● **Given request**:
All of the material below is to be restated word for word, apart from the pictures.

● **Data segment**:
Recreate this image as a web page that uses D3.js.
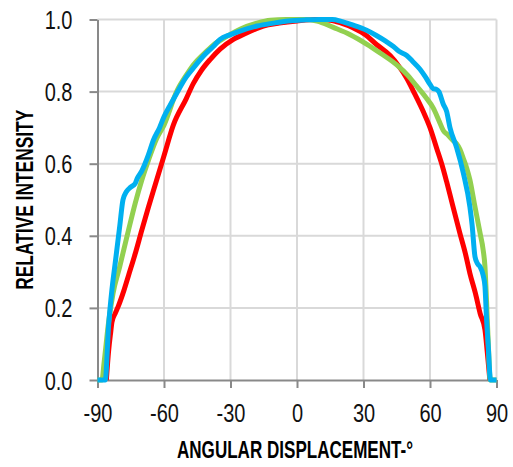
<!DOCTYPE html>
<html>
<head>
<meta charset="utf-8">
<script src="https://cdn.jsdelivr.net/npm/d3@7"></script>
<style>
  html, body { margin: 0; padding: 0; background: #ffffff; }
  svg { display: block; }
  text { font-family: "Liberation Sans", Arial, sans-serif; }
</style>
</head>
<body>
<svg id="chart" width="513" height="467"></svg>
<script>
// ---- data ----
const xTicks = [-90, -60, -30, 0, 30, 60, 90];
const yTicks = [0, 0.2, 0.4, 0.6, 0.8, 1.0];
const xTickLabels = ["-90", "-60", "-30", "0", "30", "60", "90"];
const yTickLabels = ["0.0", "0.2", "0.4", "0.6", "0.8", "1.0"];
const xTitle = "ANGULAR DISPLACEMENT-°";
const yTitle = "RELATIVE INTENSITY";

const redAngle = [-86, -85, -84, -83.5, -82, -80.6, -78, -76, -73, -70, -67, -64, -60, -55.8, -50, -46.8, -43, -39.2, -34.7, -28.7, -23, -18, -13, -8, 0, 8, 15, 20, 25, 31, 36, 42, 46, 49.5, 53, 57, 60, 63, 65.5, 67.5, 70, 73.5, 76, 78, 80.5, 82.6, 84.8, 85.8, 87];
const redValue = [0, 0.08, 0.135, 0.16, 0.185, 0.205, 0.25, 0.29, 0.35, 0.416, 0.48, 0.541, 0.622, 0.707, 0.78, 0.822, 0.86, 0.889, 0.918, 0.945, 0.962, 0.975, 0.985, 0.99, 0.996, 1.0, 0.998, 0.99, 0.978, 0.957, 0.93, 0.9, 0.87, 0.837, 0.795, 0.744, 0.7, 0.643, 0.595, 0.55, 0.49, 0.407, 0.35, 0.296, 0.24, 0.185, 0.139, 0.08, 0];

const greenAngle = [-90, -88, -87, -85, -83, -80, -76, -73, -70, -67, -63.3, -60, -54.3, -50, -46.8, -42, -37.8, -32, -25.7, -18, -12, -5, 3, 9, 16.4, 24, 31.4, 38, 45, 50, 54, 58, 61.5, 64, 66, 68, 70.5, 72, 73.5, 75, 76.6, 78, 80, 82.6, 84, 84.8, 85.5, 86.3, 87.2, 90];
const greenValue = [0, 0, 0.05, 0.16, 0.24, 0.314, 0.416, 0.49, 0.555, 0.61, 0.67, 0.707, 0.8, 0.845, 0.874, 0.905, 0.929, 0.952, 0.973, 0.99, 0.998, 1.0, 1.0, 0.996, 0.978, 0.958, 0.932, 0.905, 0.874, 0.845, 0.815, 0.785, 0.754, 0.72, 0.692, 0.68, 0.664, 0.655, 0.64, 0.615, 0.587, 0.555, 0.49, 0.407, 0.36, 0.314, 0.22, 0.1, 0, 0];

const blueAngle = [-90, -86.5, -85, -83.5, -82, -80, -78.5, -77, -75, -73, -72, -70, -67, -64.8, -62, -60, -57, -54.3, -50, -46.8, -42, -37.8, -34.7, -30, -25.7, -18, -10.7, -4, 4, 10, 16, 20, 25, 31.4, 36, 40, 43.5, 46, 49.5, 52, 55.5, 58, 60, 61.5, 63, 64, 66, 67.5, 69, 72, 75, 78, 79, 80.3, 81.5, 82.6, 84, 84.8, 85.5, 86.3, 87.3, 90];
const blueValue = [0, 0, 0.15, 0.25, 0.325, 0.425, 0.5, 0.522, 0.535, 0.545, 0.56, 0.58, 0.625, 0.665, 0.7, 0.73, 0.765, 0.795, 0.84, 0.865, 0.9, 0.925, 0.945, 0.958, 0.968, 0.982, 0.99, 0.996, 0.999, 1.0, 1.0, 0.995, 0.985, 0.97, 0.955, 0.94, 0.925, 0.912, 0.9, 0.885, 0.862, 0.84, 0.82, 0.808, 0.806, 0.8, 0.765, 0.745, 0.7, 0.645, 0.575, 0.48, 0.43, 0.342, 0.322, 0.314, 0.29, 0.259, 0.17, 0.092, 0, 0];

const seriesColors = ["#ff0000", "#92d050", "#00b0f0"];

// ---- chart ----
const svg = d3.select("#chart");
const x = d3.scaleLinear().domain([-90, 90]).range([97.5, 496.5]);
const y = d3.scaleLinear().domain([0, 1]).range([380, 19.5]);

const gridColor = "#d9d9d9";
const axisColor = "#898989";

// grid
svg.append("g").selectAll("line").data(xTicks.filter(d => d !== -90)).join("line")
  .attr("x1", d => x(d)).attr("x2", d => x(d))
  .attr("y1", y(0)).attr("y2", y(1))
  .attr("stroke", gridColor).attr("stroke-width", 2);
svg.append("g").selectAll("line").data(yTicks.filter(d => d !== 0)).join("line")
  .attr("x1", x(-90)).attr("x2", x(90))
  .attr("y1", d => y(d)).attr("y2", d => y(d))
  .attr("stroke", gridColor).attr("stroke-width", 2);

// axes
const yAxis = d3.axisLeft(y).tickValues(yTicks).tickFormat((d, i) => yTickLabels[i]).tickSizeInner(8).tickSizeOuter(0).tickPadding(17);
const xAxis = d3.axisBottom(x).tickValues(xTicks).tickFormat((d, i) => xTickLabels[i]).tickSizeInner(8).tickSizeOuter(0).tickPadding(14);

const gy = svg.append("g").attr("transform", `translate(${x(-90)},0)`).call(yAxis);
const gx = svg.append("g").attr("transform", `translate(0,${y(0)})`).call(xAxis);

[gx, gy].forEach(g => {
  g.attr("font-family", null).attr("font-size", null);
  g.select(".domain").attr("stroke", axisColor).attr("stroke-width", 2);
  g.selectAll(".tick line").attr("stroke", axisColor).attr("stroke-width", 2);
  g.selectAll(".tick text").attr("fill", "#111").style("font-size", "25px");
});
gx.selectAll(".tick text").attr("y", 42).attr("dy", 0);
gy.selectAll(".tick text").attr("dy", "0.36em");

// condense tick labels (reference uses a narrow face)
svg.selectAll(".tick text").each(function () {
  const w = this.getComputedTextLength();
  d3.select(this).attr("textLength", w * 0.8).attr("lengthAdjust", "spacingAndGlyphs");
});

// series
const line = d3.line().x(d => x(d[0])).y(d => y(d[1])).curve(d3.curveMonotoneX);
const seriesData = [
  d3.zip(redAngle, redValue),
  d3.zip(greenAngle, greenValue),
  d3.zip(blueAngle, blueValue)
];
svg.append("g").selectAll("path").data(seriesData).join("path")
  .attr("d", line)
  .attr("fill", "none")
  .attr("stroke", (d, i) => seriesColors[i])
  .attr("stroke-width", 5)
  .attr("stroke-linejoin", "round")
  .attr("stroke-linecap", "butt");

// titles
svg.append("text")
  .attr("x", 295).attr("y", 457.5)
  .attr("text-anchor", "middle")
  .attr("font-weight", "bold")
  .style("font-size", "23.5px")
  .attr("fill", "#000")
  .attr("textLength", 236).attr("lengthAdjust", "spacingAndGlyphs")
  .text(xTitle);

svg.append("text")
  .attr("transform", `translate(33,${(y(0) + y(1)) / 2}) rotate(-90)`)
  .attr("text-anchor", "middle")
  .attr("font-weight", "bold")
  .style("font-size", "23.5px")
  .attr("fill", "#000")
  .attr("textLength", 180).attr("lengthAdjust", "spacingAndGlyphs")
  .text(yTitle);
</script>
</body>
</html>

● **Result for this exercise**:
Recreate this image as a web page that uses D3.js.
<!DOCTYPE html>
<html>
<head>
<meta charset="utf-8">
<script src="https://cdn.jsdelivr.net/npm/d3@7"></script>
<style>
  html, body { margin: 0; padding: 0; background: #ffffff; }
  svg { display: block; }
  text { font-family: "Liberation Sans", Arial, sans-serif; }
</style>
</head>
<body>
<svg id="chart" width="513" height="467"></svg>
<script>
// ---- data ----
const xTicks = [-90, -60, -30, 0, 30, 60, 90];
const yTicks = [0, 0.2, 0.4, 0.6, 0.8, 1.0];
const xTickLabels = ["-90", "-60", "-30", "0", "30", "60", "90"];
const yTickLabels = ["0.0", "0.2", "0.4", "0.6", "0.8", "1.0"];
const xTitle = "ANGULAR DISPLACEMENT-°";
const yTitle = "RELATIVE INTENSITY";

const redAngle = [-86, -85, -84, -83.5, -82, -80.6, -78, -76, -73, -70, -67, -64, -60, -55.8, -50, -46.8, -43, -39.2, -34.7, -28.7, -23, -18, -13, -8, 0, 8, 15, 20, 25, 31, 36, 42, 46, 49.5, 53, 57, 60, 63, 65.5, 67.5, 70, 73.5, 76, 78, 80.5, 82.6, 84.8, 85.8, 87];
const redValue = [0, 0.08, 0.135, 0.16, 0.185, 0.205, 0.25, 0.29, 0.35, 0.416, 0.48, 0.541, 0.622, 0.707, 0.78, 0.822, 0.86, 0.889, 0.918, 0.945, 0.962, 0.975, 0.985, 0.99, 0.996, 1.0, 0.998, 0.99, 0.978, 0.957, 0.93, 0.9, 0.87, 0.837, 0.795, 0.744, 0.7, 0.643, 0.595, 0.55, 0.49, 0.407, 0.35, 0.296, 0.24, 0.185, 0.139, 0.08, 0];

const greenAngle = [-90, -88, -87, -85, -83, -80, -76, -73, -70, -67, -63.3, -60, -54.3, -50, -46.8, -42, -37.8, -32, -25.7, -18, -12, -5, 3, 9, 16.4, 24, 31.4, 38, 45, 50, 54, 58, 61.5, 64, 66, 68, 70.5, 72, 73.5, 75, 76.6, 78, 80, 82.6, 84, 84.8, 85.5, 86.3, 87.2, 90];
const greenValue = [0, 0, 0.05, 0.16, 0.24, 0.314, 0.416, 0.49, 0.555, 0.61, 0.67, 0.707, 0.8, 0.845, 0.874, 0.905, 0.929, 0.952, 0.973, 0.99, 0.998, 1.0, 1.0, 0.996, 0.978, 0.958, 0.932, 0.905, 0.874, 0.845, 0.815, 0.785, 0.754, 0.72, 0.692, 0.68, 0.664, 0.655, 0.64, 0.615, 0.587, 0.555, 0.49, 0.407, 0.36, 0.314, 0.22, 0.1, 0, 0];

const blueAngle = [-90, -86.5, -85, -83.5, -82, -80, -78.5, -77, -75, -73, -72, -70, -67, -64.8, -62, -60, -57, -54.3, -50, -46.8, -42, -37.8, -34.7, -30, -25.7, -18, -10.7, -4, 4, 10, 16, 20, 25, 31.4, 36, 40, 43.5, 46, 49.5, 52, 55.5, 58, 60, 61.5, 63, 64, 66, 67.5, 69, 72, 75, 78, 79, 80.3, 81.5, 82.6, 84, 84.8, 85.5, 86.3, 87.3, 90];
const blueValue = [0, 0, 0.15, 0.25, 0.325, 0.425, 0.5, 0.522, 0.535, 0.545, 0.56, 0.58, 0.625, 0.665, 0.7, 0.73, 0.765, 0.795, 0.84, 0.865, 0.9, 0.925, 0.945, 0.958, 0.968, 0.982, 0.99, 0.996, 0.999, 1.0, 1.0, 0.995, 0.985, 0.97, 0.955, 0.94, 0.925, 0.912, 0.9, 0.885, 0.862, 0.84, 0.82, 0.808, 0.806, 0.8, 0.765, 0.745, 0.7, 0.645, 0.575, 0.48, 0.43, 0.342, 0.322, 0.314, 0.29, 0.259, 0.17, 0.092, 0, 0];

const seriesColors = ["#ff0000", "#92d050", "#00b0f0"];

// ---- chart ----
const svg = d3.select("#chart");
const x = d3.scaleLinear().domain([-90, 90]).range([97.5, 496.5]);
const y = d3.scaleLinear().domain([0, 1]).range([380, 19.5]);

const gridColor = "#d9d9d9";
const axisColor = "#898989";

// grid
svg.append("g").selectAll("line").data(xTicks.filter(d => d !== -90)).join("line")
  .attr("x1", d => x(d)).attr("x2", d => x(d))
  .attr("y1", y(0)).attr("y2", y(1))
  .attr("stroke", gridColor).attr("stroke-width", 2);
svg.append("g").selectAll("line").data(yTicks.filter(d => d !== 0)).join("line")
  .attr("x1", x(-90)).attr("x2", x(90))
  .attr("y1", d => y(d)).attr("y2", d => y(d))
  .attr("stroke", gridColor).attr("stroke-width", 2);

// axes
const yAxis = d3.axisLeft(y).tickValues(yTicks).tickFormat((d, i) => yTickLabels[i]).tickSizeInner(8).tickSizeOuter(0).tickPadding(17);
const xAxis = d3.axisBottom(x).tickValues(xTicks).tickFormat((d, i) => xTickLabels[i]).tickSizeInner(8).tickSizeOuter(0).tickPadding(14);

const gy = svg.append("g").attr("transform", `translate(${x(-90)},0)`).call(yAxis);
const gx = svg.append("g").attr("transform", `translate(0,${y(0)})`).call(xAxis);

[gx, gy].forEach(g => {
  g.attr("font-family", null).attr("font-size", null);
  g.select(".domain").attr("stroke", axisColor).attr("stroke-width", 2);
  g.selectAll(".tick line").attr("stroke", axisColor).attr("stroke-width", 2);
  g.selectAll(".tick text").attr("fill", "#111").style("font-size", "25px");
});
gx.selectAll(".tick text").attr("y", 42).attr("dy", 0);
gy.selectAll(".tick text").attr("dy", "0.36em");

// condense tick labels (reference uses a narrow face)
svg.selectAll(".tick text").each(function () {
  const w = this.getComputedTextLength();
  d3.select(this).attr("textLength", w * 0.8).attr("lengthAdjust", "spacingAndGlyphs");
});

// series
const line = d3.line().x(d => x(d[0])).y(d => y(d[1])).curve(d3.curveMonotoneX);
const seriesData = [
  d3.zip(redAngle, redValue),
  d3.zip(greenAngle, greenValue),
  d3.zip(blueAngle, blueValue)
];
svg.append("g").selectAll("path").data(seriesData).join("path")
  .attr("d", line)
  .attr("fill", "none")
  .attr("stroke", (d, i) => seriesColors[i])
  .attr("stroke-width", 5)
  .attr("stroke-linejoin", "round")
  .attr("stroke-linecap", "butt");

// titles
svg.append("text")
  .attr("x", 295).attr("y", 457.5)
  .attr("text-anchor", "middle")
  .attr("font-weight", "bold")
  .style("font-size", "23.5px")
  .attr("fill", "#000")
  .attr("textLength", 236).attr("lengthAdjust", "spacingAndGlyphs")
  .text(xTitle);

svg.append("text")
  .attr("transform", `translate(33,${(y(0) + y(1)) / 2}) rotate(-90)`)
  .attr("text-anchor", "middle")
  .attr("font-weight", "bold")
  .style("font-size", "23.5px")
  .attr("fill", "#000")
  .attr("textLength", 180).attr("lengthAdjust", "spacingAndGlyphs")
  .text(yTitle);
</script>
</body>
</html>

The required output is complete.